Standing with my schoolmates from Southside Elementary School, I’d eye the rifles that four of the Legionnaires held at order arms.  I always prayed they wouldn’t fire a salute after the speech was over; but, as the town clock that hung on the bank building struck eleven, they’d always hoist the rifles to their shoulders and squeeze off three rounds, while I stuck my fingers in my ears.  When the last strains of “Taps” had wavered and died, we piled into the buses and rode back to school, rowdier than usual.

Then, before we knew it, we were in the middle of yet another World War, the second in less than 25 years.  I remember Granny calling to me from her bedroom window as I perched in the loquat tree, pretending to be a gorilla or some such thing.  I was eleven years old, and life was still fantasy, interrupted by meals, homework, and the gray reality of Granny, who lived with us and whose sole mission was to ruin our lives.
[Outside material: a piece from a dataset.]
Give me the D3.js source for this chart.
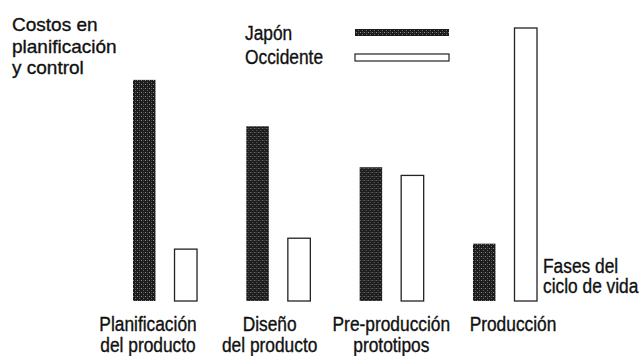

“The Japs bombed Pearl Harbor!” she hollered.

“The who?”

“The Japanese.”


“The man on the radio says it means we’ll go to war.”

I was no longer a gorilla.  War suddenly became Sunday’s great adventure.  It would be like a Florida hurricane.  You got out of school.  You went with your father to the hardware store to get a Sterno stove and candles.  You filled up the bathtub with water.  You listened to the radio for updates from Grady Norton of the Miami Weather Bureau.  And you watched the trees whip and swirl in the rising wind.

Nothing ever really happened.  The lights and radio went out.  You lit the candles.  And when the sound of the wind became as familiar as silence, you fell asleep.  The next day you went outside in sheer sunshine and cleared the lawn of small branches, pine cones, and an occasional dead bird.  In a couple of days, no one could tell a hurricane had passed your way.  Or so it seemed during those years.  A few days of war, I reasoned, could be just as exciting and just as irrelevant.

I swung down out of the loquat tree, and started running across the vacant lot toward Oswald Whitaker’s house to see if he’d heard the good news.